Friday, May 26, 2006

The Inevitability of Violence

Now is this golden crown like a deep well
That owes two buckets, filling one another;
The emptier ever dancing in the air,
The other down, unseen, and full of water.

I was just thinking about the inevitability of violence in the modern world, or at least the extent to which it makes its presence felt. There are all the fears and preparations, decisions made under the weight of the threat of Iranian nuclear weapons, neighborhood crime statistics, terrorists with bombs in their shoes, but I didn't really realize until Wednesday what I'm really afraid of. Whenever Al Qaeda comes to get me, or the Iranian nuclear suitcase bomb, or a giant tornado, or the ever growing army of the undead I'm fairly sure one of my ex-girlfriends is raising in the pacific northwest (you have no idea how scared I am of that girl), I can accept that.

The guy who really scares me, who I will definitely change my life to avoid, is not Osama bin Laden, or Mahmoud Ahmadinejad, or George W. Bush (commonly called a terrorist) or anybody you've heard of. It's the guy I met on the way to the Twins-Indians game (the Twins lost 11-0, but while Brad Radke's current form may be frightening, I'm not changing my life to avoid him either). No, I met a guy on the bus. Who hefted his bag and announced to me he'd just bought a new machete.
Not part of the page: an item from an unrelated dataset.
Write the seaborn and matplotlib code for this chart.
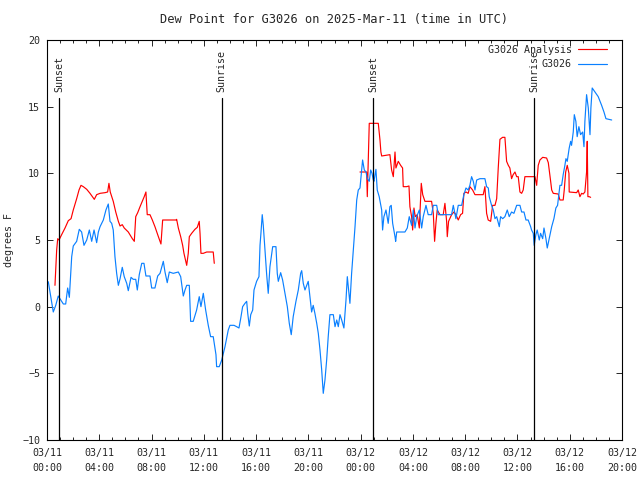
import numpy as np
import pandas as pd
import matplotlib
matplotlib.use("Agg")
import matplotlib.pyplot as plt
from matplotlib.lines import Line2D
from matplotlib.ticker import MultipleLocator
import seaborn as sns

# hours since 2025-03-11 00:00 UTC
obs_hours = [
    0.10, 0.48, 0.67, 0.86, 0.99, 1.25, 1.43, 1.58, 1.71, 1.89, 2.01, 2.27, 2.47, 2.65, 2.83,
    3.04, 3.24, 3.42, 3.60, 3.80, 3.93, 4.06, 4.31, 4.51, 4.69, 4.82, 4.95, 5.07, 5.20, 5.33,
    5.46, 5.59, 5.76, 5.91, 6.10, 6.22, 6.43, 6.60, 6.79, 6.91, 7.06, 7.25, 7.42, 7.57, 7.88,
    8.01, 8.26, 8.47, 8.65, 8.90, 9.03, 9.20, 9.36, 9.66, 10.05, 10.23, 10.43, 10.56, 10.69, 10.89,
    10.99, 11.19, 11.45, 11.65, 11.78, 11.96, 12.14, 12.34, 12.52, 12.72, 12.93, 12.98, 13.18, 13.37, 13.62,
    13.87, 14.00, 14.31, 14.51, 14.69, 14.82, 14.97, 15.15, 15.28, 15.36, 15.48, 15.59, 15.74, 15.84, 16.04,
    16.22, 16.30, 16.37, 16.47, 16.55, 16.68, 16.81, 16.93, 17.06, 17.27, 17.52, 17.62, 17.70, 17.88, 18.03,
    18.21, 18.39, 18.54, 18.69, 18.84, 19.05, 19.23, 19.41, 19.49, 19.61, 19.74, 19.87, 19.99, 20.12, 20.25,
    20.37, 20.50, 20.64, 20.76, 20.89, 21.02, 21.14, 21.27, 21.40, 21.52, 21.65, 21.91, 22.04, 22.17, 22.29,
    22.42, 22.55, 22.72, 22.88, 22.98, 23.08, 23.18, 23.31, 23.44, 23.57, 23.70, 23.82, 23.95, 24.08, 24.15,
    24.28, 24.41, 24.51, 24.66, 24.77, 24.87, 24.97, 25.02, 25.17, 25.27, 25.42, 25.61, 25.68, 25.78, 25.94,
    26.11, 26.24, 26.34, 26.45, 26.63, 26.68, 26.76, 27.39, 27.57, 27.72, 27.90, 28.03, 28.16, 28.29, 28.49,
    28.67, 28.79, 29.00, 29.17, 29.43, 29.56, 29.82, 29.94, 30.20, 30.96, 31.09, 31.29, 31.47, 31.73, 31.90,
    32.06, 32.23, 32.36, 32.49, 32.62, 32.75, 32.88, 33.13, 33.51, 33.64, 33.77, 33.84, 34.02, 34.15, 34.28,
    34.41, 34.61, 34.71, 34.87, 35.04, 35.22, 35.37, 35.55, 35.73, 35.94, 36.19, 36.32, 36.50, 36.65, 36.82,
    37.01, 37.08, 37.21, 37.28, 37.41, 37.51, 37.67, 37.77, 37.93, 38.03, 38.18, 38.28, 38.43, 38.62, 38.79,
    38.94, 39.07, 39.25, 39.38, 39.50, 39.63, 39.71, 39.81, 39.96, 40.07, 40.14, 40.27, 40.35, 40.47, 40.57,
    40.70, 40.83, 40.99, 41.09, 41.16, 41.29, 41.42, 41.55, 41.62, 41.72, 41.93, 42.18, 42.44, 42.62, 42.77,
    43.21,
]
obs_dewpt = [
    1.87, -0.4, 0.1, 0.8, 0.6, 0.2, 0.2, 1.4, 0.7, 3.75, 4.55, 4.9, 5.8, 5.6, 4.6,
    5.0, 5.75, 4.9, 5.75, 4.8, 5.6, 6.0, 6.5, 7.25, 7.7, 6.4, 6.25, 5.75, 3.75, 2.5,
    1.6, 2.1, 2.95, 2.25, 1.75, 1.2, 2.2, 2.05, 2.05, 1.25, 2.4, 3.25, 3.25, 2.3, 2.3,
    1.4, 1.4, 2.3, 2.5, 3.4, 2.6, 1.8, 2.6, 2.5, 2.6, 2.25, 0.8, 1.25, 1.6, 1.6,
    -1.1, -1.1, -0.25, 0.75, 0.0, 1.0, -0.25, -1.4, -2.25, -2.25, -3.6, -4.5, -4.5, -4.0, -3.0,
    -1.75, -1.4, -1.4, -1.5, -1.6, -0.9, 0.0, 0.25, 0.4, -0.5, -1.45, -0.6, -0.25, 1.25, 1.9,
    2.25, 4.6, 5.5, 6.9, 6.1, 4.25, 2.4, 1.0, 3.0, 4.5, 4.5, 2.5, 1.9, 2.55, 2.0,
    1.0, 0.0, -1.25, -2.1, -0.75, 0.4, 1.25, 2.5, 2.7, 1.75, 1.25, 1.6, 1.9, 0.75, -0.4,
    0.1, -0.5, -1.25, -2.0, -3.25, -4.75, -6.5, -5.5, -4.0, -2.25, -0.6, -0.6, -1.5, -1.0, -1.5,
    -0.6, -1.0, -1.6, 0.5, 2.25, 1.25, 0.25, 2.5, 4.25, 6.0, 8.0, 8.75, 8.9, 10.25, 11.0,
    10.25, 10.1, 9.6, 9.4, 10.25, 10.0, 9.5, 9.4, 10.3, 8.75, 8.25, 7.25, 5.75, 6.75, 7.25,
    6.25, 7.5, 7.6, 6.25, 5.25, 4.9, 5.6, 5.6, 5.9, 6.75, 6.1, 7.25, 5.9, 6.75, 7.25,
    5.9, 6.75, 7.6, 6.9, 6.9, 7.6, 7.6, 6.9, 6.9, 6.9, 7.6, 6.6, 7.6, 7.6, 8.4,
    8.9, 8.75, 9.1, 9.75, 9.4, 8.75, 9.5, 9.6, 9.6, 9.0, 8.9, 8.25, 7.6, 7.25, 6.6,
    6.75, 6.0, 6.75, 6.6, 6.75, 7.25, 6.75, 7.1, 7.0, 7.6, 7.6, 7.1, 7.1, 6.5, 6.5,
    6.0, 5.75, 5.5, 4.6, 5.4, 5.75, 5.0, 5.5, 5.1, 5.9, 5.1, 4.4, 5.1, 6.0, 6.6,
    7.4, 7.6, 9.1, 9.1, 9.9, 10.6, 11.1, 10.9, 11.9, 12.4, 12.1, 13.1, 14.4, 13.9, 12.75,
    13.5, 12.9, 13.1, 12.0, 13.9, 15.9, 14.9, 12.9, 14.9, 16.4, 16.1, 15.75, 15.1, 14.6, 14.1,
    14.0,
]

# analysis, first stretch
ana1_hours = [
    0.61, 0.74, 0.82, 0.92, 1.12, 1.38, 1.63, 1.84, 2.01, 2.27, 2.45, 2.60, 2.78, 3.04, 3.29,
    3.62, 3.80, 4.06, 4.44, 4.64, 4.74, 4.84, 5.07, 5.26, 5.46, 5.59, 5.76, 5.91, 6.22, 6.53,
    6.68, 6.79, 6.94, 7.12, 7.29, 7.44, 7.57, 7.67, 7.88, 8.06, 8.26, 8.47, 8.72, 8.85, 9.87,
    9.92, 10.05, 10.23, 10.38, 10.48, 10.69, 10.81, 10.89, 11.07, 11.32, 11.50, 11.65, 11.71, 11.78, 11.96,
    12.22, 12.72, 12.80,
]
ana1_dewpt = [
    1.6, 4.25, 5.1, 5.0, 5.4, 5.9, 6.45, 6.6, 7.25, 8.1, 8.75, 9.1, 9.0, 8.8, 8.5,
    8.05, 8.4, 8.5, 8.55, 8.6, 9.25, 8.6, 7.9, 7.1, 6.4, 6.05, 6.15, 5.9, 5.6, 5.1,
    4.9, 6.75, 7.05, 7.5, 7.9, 8.25, 8.6, 6.9, 6.9, 6.5, 6.0, 5.4, 4.7, 6.5, 6.5,
    6.55, 5.9, 5.25, 4.6, 4.0, 3.1, 4.0, 5.25, 5.5, 5.8, 5.95, 6.4, 5.5, 4.0, 4.0,
    4.1, 4.1, 3.25,
]

# analysis, second stretch
ana2_hours = [
    23.95, 24.46, 24.51, 24.56, 24.66, 25.35, 25.48, 25.55, 25.61, 26.24, 26.37, 26.50, 26.63, 26.70, 26.88,
    27.06, 27.21, 27.26, 27.52, 27.70, 27.77, 27.90, 27.98, 28.08, 28.18, 28.33, 28.49, 28.64, 28.75, 28.92,
    29.43, 29.56, 29.66, 29.76, 29.86, 30.07, 30.32, 30.45, 30.58, 30.63, 30.73, 30.96, 31.14, 31.29, 31.47,
    31.65, 31.80, 31.90, 32.06, 32.23, 32.36, 32.57, 32.75, 33.38, 33.51, 33.64, 33.76, 33.95, 34.10, 34.28,
    34.41, 34.53, 34.66, 34.86, 35.04, 35.17, 35.30, 35.42, 35.55, 35.67, 35.81, 35.94, 36.06, 36.19, 36.32,
    36.44, 36.57, 37.34, 37.47, 37.52, 37.59, 37.72, 37.93, 38.23, 38.36, 38.54, 38.62, 38.74, 39.12, 39.25,
    39.50, 39.58, 39.69, 39.81, 39.94, 39.96, 40.53, 40.65, 40.78, 40.91, 41.03, 41.16, 41.29, 41.34, 41.39,
    41.49, 41.60,
]
ana2_dewpt = [
    10.1, 10.1, 8.25, 10.1, 13.75, 13.75, 12.5, 11.6, 11.3, 11.4, 10.25, 9.75, 11.6, 10.4, 10.9,
    10.6, 10.4, 9.0, 9.0, 9.05, 7.5, 6.75, 5.75, 7.4, 6.75, 6.9, 5.9, 9.25, 8.4, 7.9,
    7.9, 7.0, 4.9, 6.25, 7.25, 6.9, 6.9, 7.75, 6.4, 5.25, 6.4, 6.9, 7.1, 6.9, 6.5,
    6.9, 7.0, 8.5, 8.6, 8.5, 9.0, 8.75, 8.4, 8.4, 9.0, 7.0, 6.5, 6.4, 7.6, 7.6,
    8.1, 10.4, 12.55, 12.7, 12.7, 10.9, 10.6, 10.4, 9.6, 9.9, 10.1, 9.75, 9.75, 8.6, 8.5,
    8.75, 9.75, 9.75, 9.1, 9.75, 10.6, 11.0, 11.2, 11.15, 10.8, 9.4, 8.75, 8.5, 8.45, 8.0,
    8.0, 8.75, 10.1, 10.6, 10.0, 8.6, 8.55, 8.75, 8.25, 8.5, 8.45, 8.6, 10.1, 12.4, 8.25,
    8.25, 8.2,
]

sun_hours = [0.94, 13.37, 24.97, 37.28]
sun_labels = ["Sunset", "Sunrise", "Sunset", "Sunrise"]

tick_hours = [0, 4, 8, 12, 16, 20, 24, 28, 32, 36, 40, 44]
tick_labels = ["03/11\n00:00", "03/11\n04:00", "03/11\n08:00", "03/11\n12:00",
               "03/11\n16:00", "03/11\n20:00", "03/12\n00:00", "03/12\n04:00",
               "03/12\n08:00", "03/12\n12:00", "03/12\n16:00", "03/12\n20:00"]

RED = "#ff0000"
BLUE = "#0a80ff"

sns.set_style("white")
plt.rcParams["font.family"] = ["DejaVu Sans Mono"]
plt.rcParams["font.size"] = 7.2

obs = pd.DataFrame({"hour": obs_hours, "dewpt": obs_dewpt})
ana1 = pd.DataFrame({"hour": ana1_hours, "dewpt": ana1_dewpt})
ana2 = pd.DataFrame({"hour": ana2_hours, "dewpt": ana2_dewpt})

fig = plt.figure(figsize=(6.4, 4.8), dpi=100)
ax = fig.add_axes([47 / 640, 40 / 480, 575 / 640, 400 / 480])

lw = 0.85
sns.lineplot(data=ana1, x="hour", y="dewpt", ax=ax, color=RED, lw=lw,
             sort=False, estimator=None)
sns.lineplot(data=ana2, x="hour", y="dewpt", ax=ax, color=RED, lw=lw,
             sort=False, estimator=None)
sns.lineplot(data=obs, x="hour", y="dewpt", ax=ax, color=BLUE, lw=lw,
             sort=False, estimator=None)

for h, lab in zip(sun_hours, sun_labels):
    ax.axvline(h, ymin=0, ymax=0.855, color="black", lw=0.9)
    ax.text(h, 0.87, lab, rotation=90, ha="center", va="bottom",
            transform=ax.get_xaxis_transform())

ax.set_xlim(0, 44)
ax.set_ylim(-10, 20)
ax.set_xticks(tick_hours)
ax.set_xticklabels(tick_labels, linespacing=1.6)
ax.xaxis.set_minor_locator(MultipleLocator(1))
ax.set_yticks(range(-10, 21, 5))

ax.tick_params(which="major", direction="in", length=4, width=0.7,
               top=True, right=True, bottom=True, left=True, pad=6)
ax.tick_params(axis="y", which="major", pad=5)
ax.tick_params(which="minor", direction="in", length=2.2, width=0.7,
               top=True, bottom=True)
for s in ax.spines.values():
    s.set_linewidth(0.8)
    s.set_color("black")

ax.set_xlabel("")
ax.set_ylabel("degrees F", labelpad=6)
ax.set_title("Dew Point for G3026 on 2025-Mar-11 (time in UTC)", pad=12)

handles = [Line2D([], [], color=RED, lw=lw), Line2D([], [], color=BLUE, lw=lw)]
ax.legend(handles, ["G3026 Analysis", "G3026"], loc="upper right",
          bbox_to_anchor=(1 - 10 / 575, 1.0), frameon=False, markerfirst=False,
          handlelength=2.9, handletextpad=0.6, labelspacing=0.45, borderpad=0.5,
          borderaxespad=0.0)

fig.savefig("out.png", dpi=100)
Because he'd watched the most recent video footage on the internet of a man getting his hand cut off (from Pakistan, I think?) and it gave him some ideas about "some motherfuckers he had to take care of". This was before he started in on our ethnic backgrounds, and the crimes that I as a representative of all white people throughout human history, had perpetrated against his people and him personally. He backed off a bit when I told him my people didn't actually live in this country when most of the damage was done, so hopefully he found some descendants of Jamestown settlers to go machete or something, or at least the driver of a Mayflower moving truck.

Oh, and when he got on the bus, a lot of black people had to get off, which he loudly protested was "discrimination", apparently putting no weight on the fact that we'd arrived in transit hub and they were obviously changing to a different bus. The bus driver also knew the guy by name, and didn't push the point when the guy didn't pay his fare (didn't want to get his hand cut off, obviously). So I for damn sure won't be riding the #14 bus for a while, even if the #7 pulls up with Slobodan Milosevic driving (he's not dead, he's just out in Den Haag having a pancake and a shmoke).